GOP Harbors Hope of Olympia Takeover



Washington State - With the resumption of absentee ballot counting this morning, Republican legislators like Rep. Jim Clements will be watching closely for signs the Democrats are losing their tenuous lead in the state House.

"We just don't know. And when you're in politics, you don't guess," said Clements, the Republican from Selah who was elected to his fifth term in the 14th District.

Republican Party officials are more optimistic about their chances of toppling Democratic rule in the state Senate.

If current results hold, Republicans will have a 25-24 majority, said Mary Lane, spokeswoman for the Republican Party in Olympia. Republicans lost control of the Senate in 1998.

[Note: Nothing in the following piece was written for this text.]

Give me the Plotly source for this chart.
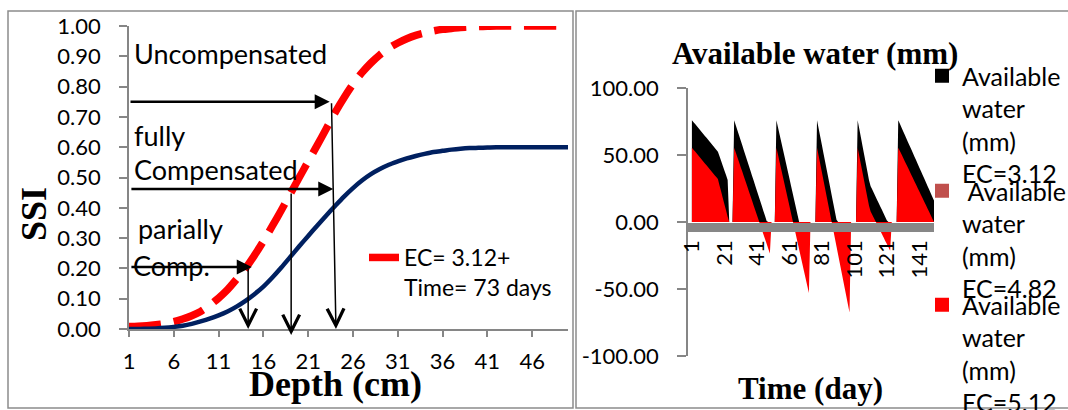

In a Republican Senate, longtime Sen. Alex Deccio of Yakima would be the seventh highest-ranking majority member. As the ranking Republican on the Health and Long-Term Care Committee, he would become its chairman in a Republican Senate, Lane said.

Deccio could not be reached for comment Wednesday.

Republican rule in the Senate would help balance Democratic rule in the House, Clements said.

In the weeks before the election, Republicans harbored hopes of winning a majority in the House, where Democrats controlled a thin 50-48 majority.

But partial, unofficial returns on Election Day have quelled those hopes for now. As of Tuesday evening, Republicans had dropped to 47 seats while Democrats gained to 51. Republicans trail in seven races by two percentage points or less, Lane said.

Clements said in many of those races, leads are as slim as 150 to 200 votes. He also said the late mailing of absentee ballots in King County added another unknowable to the guessing game.

Election officials in King County have said the late mailing did not affect returns. There were reports, however, that counting was behind schedule because of a higher-than-expected turnout.

Observers say Friday would be the earliest possible day for a definitive outcome in those neck-and-neck races.

Absentee votes tend to favor Republicans, according to state GOP chairman Chris Vance.

"There's no doubt these are razor-thin races, but Republicans have every reason to be optimistic," Vance said.

Clements has expressed interest in serving as Speaker of the House if Republicans win control. He thinks the votes could shake out into a tie between the parties.

"Forty-nine to 49 is probably a real possibility," he said.

If there is a stalemate, Clements said he would be interested in a shared leadership role.